═══ Supplied data

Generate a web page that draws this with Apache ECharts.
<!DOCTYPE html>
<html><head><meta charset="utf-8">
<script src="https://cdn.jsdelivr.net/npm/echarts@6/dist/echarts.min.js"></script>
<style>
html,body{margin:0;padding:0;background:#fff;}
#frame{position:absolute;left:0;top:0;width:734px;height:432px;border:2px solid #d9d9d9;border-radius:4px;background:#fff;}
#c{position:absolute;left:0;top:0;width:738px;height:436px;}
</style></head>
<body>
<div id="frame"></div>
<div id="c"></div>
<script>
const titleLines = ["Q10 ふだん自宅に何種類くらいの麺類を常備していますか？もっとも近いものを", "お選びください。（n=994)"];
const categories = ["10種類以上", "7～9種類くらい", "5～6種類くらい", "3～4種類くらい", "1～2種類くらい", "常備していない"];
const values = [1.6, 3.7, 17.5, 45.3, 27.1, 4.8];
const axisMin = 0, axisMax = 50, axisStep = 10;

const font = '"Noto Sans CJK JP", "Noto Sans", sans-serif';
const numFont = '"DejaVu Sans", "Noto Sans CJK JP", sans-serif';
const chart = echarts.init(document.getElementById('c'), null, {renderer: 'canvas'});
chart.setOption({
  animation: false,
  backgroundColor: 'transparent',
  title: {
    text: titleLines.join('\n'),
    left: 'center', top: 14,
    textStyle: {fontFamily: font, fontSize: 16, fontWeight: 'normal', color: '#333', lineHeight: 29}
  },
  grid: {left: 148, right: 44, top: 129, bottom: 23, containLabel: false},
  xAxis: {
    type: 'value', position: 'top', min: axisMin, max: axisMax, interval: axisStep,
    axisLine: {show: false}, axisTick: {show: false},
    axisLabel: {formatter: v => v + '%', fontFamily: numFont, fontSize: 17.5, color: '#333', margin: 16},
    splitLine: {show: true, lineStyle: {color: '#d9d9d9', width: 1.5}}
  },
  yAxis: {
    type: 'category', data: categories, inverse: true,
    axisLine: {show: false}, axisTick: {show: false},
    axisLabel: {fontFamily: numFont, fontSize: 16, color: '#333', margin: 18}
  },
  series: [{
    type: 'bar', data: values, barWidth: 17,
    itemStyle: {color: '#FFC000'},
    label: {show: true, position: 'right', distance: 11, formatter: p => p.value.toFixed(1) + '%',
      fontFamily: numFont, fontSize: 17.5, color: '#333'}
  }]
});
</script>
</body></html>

══════

__What is required__
Copy, please, exactly the lines that start at the first line of the data and end at the line containing "const axisMin = 0, axisMax", both kept and no others.

__Full output__
Generate a web page that draws this with Apache ECharts.
<!DOCTYPE html>
<html><head><meta charset="utf-8">
<script src="https://cdn.jsdelivr.net/npm/echarts@6/dist/echarts.min.js"></script>
<style>
html,body{margin:0;padding:0;background:#fff;}
#frame{position:absolute;left:0;top:0;width:734px;height:432px;border:2px solid #d9d9d9;border-radius:4px;background:#fff;}
#c{position:absolute;left:0;top:0;width:738px;height:436px;}
</style></head>
<body>
<div id="frame"></div>
<div id="c"></div>
<script>
const titleLines = ["Q10 ふだん自宅に何種類くらいの麺類を常備していますか？もっとも近いものを", "お選びください。（n=994)"];
const categories = ["10種類以上", "7～9種類くらい", "5～6種類くらい", "3～4種類くらい", "1～2種類くらい", "常備していない"];
const values = [1.6, 3.7, 17.5, 45.3, 27.1, 4.8];
const axisMin = 0, axisMax = 50, axisStep = 10;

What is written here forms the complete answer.